'Wall of Shame' Exposes 21M Medical Record Breaches
Lucas123 writes "Over the past three years, about 21 million patients have had their unencrypted medical records exposed in data security breaches that were big enough to require they be reported to the federal government. Each of the 477 breaches that were reported to the Office for Civil Rights (OCR) involved 500 or more patients, which the government posts on what the industry calls 'The Wall of Shame.' About 55,000 other breach reports involving fewer than 500 records where also reported to the OCR. Among the largest breaches reported was TRICARE Management Activity, the Department of Defense's health care program, which reported 4.9 million records lost when backup tapes went missing. Another five breaches involved 1 million or more records each. Yet, only two of the organizations involved in the breaches have been fined by the federal government."
Unless the various companies that lose the data are punished, nothing will change.
Be seeing you...
I'm impressed. I wouldn't have guessed that insurance outfits had anybody familiar with the concept of 'shame' available to coin such a nickname...
And why do we care who has our medical information?

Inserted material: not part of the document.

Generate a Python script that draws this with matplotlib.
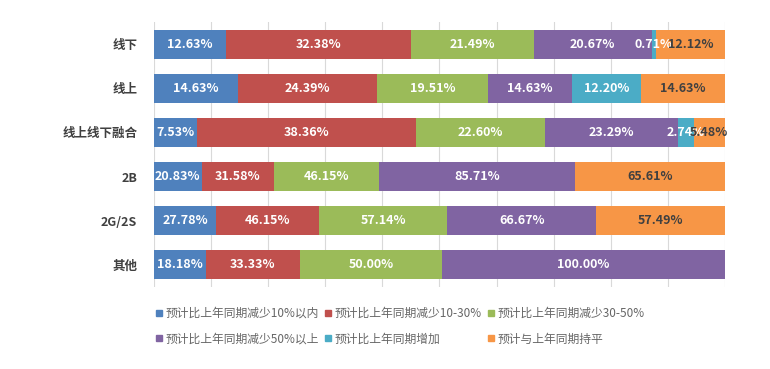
import numpy as np
import matplotlib
matplotlib.use("Agg")
import matplotlib.pyplot as plt
from matplotlib.lines import Line2D

plt.rcParams['font.family'] = ['Noto Sans CJK SC', 'DejaVu Sans']

categories = ['线下', '线上', '线上线下融合', '2B', '2G/2S', '其他']
series_names = ['预计比上年同期减少10%以内', '预计比上年同期减少10-30%', '预计比上年同期减少30-50%',
                '预计比上年同期减少50%以上', '预计比上年同期增加', '预计与上年同期持平']
dec_10 = [12.63, 14.63, 7.53, 20.83, 27.78, 18.18]
dec_10_30 = [32.38, 24.39, 38.36, 31.58, 46.15, 33.33]
dec_30_50 = [21.49, 19.51, 22.60, 46.15, 57.14, 50.00]
dec_50 = [20.67, 14.63, 23.29, 85.71, 66.67, 100.00]
increase = [0.71, 12.20, 2.74, None, None, None]
flat = [12.12, 14.63, 5.48, 65.61, 57.49, None]

colors = ['#4F81BD', '#C0504D', '#9BBB59', '#8064A2', '#4BACC6', '#F79646']
label_colors = ['white', 'white', 'white', 'white', 'white', '#404040']

series = [dec_10, dec_10_30, dec_30_50, dec_50, increase, flat]
vals = np.array([[np.nan if v is None else v for v in s] for s in series])  # (6 series, 6 cats)
totals = np.nansum(vals, axis=0)
share = np.nan_to_num(vals) / totals

fig = plt.figure(figsize=(7.7, 3.69), dpi=100)
ax = fig.add_axes([154/770, 1-287/369, (725-154)/770, (287-22)/369])

y = np.arange(len(categories))
left = np.zeros(len(categories))
for i in range(len(series)):
    ax.barh(y, share[i], left=left, height=0.66, color=colors[i], zorder=2)
    left = left + share[i]

left = np.zeros(len(categories))
for i in range(len(series)):
    for j in range(len(categories)):
        v = vals[i, j]
        if not np.isnan(v):
            ax.text(left[j] + share[i, j] / 2, y[j], f'{v:.2f}%', ha='center', va='center',
                    color=label_colors[i], fontsize=9, fontweight='bold', zorder=3)
    left = left + share[i]

ax.set_xlim(0, 1)
ax.set_ylim(len(categories) - 0.5, -0.5)
ax.set_xticks(np.linspace(0, 1, 11))
ax.set_xticklabels([])
ax.tick_params(axis='x', length=0)
ax.tick_params(axis='y', length=0, pad=12)
ax.set_yticks(y)
ax.set_yticklabels(categories, fontsize=9, fontweight='bold', color='#404040')
ax.grid(axis='x', color='#D9D9D9', linewidth=0.8, zorder=0)
ax.set_axisbelow(True)
for s in ax.spines.values():
    s.set_visible(False)

handles = [Line2D([], [], marker='s', linestyle='', color=c, markersize=5) for c in colors]
order = [0, 3, 1, 4, 2, 5]
fig.legend([handles[k] for k in order], [series_names[k] for k in order], ncol=3,
           loc='upper left', bbox_to_anchor=(155/770, 1-307/369), frameon=False,
           fontsize=8.5, labelcolor='#666666', handlelength=0.6, handletextpad=0.3,
           columnspacing=0.45, labelspacing=1.05, borderpad=0, borderaxespad=0)

fig.savefig('out.png', dpi=100)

Because in the US, we've decided that the only people that get health care are those with jobs. So getting a job is deeply tied to one's state of health. Accidental leaking of your health care information could lead to losing your job, or failure to obtain one. Other laws try to tackle that, but nonetheless, we all have the fear that if our potential employer (especially) knew how much we might really cost, we wouldn't get that job. And the fact of the matter is that no employer wants to employ a sick person if they can help it.
We'd be better off decoupling health care from employment. One side effect would be that medical information wouldn't be so secret. This is rather important when you consider that that information should perhaps be shared among health care providers, patients with the same ailments, and especially, family (possibly distantly related but genetically susceptable, for instance).
1^2=1; (-1)^2=1; 1^2=(-1)^2; 1=-1; 1=0.
Assumption junction, what's your function? Hookin' up word and phrases and sound bites.
If you read the article, you will see that the main problem is of proper handling of the backups, not the actual server application or database, or with other words, here the problem is the "meatware", not the "software"
To hell with fines. Felony-grade jail time in no less than medium-security, from top people on down, with the parole condition that upon release they never work with customer information or data again.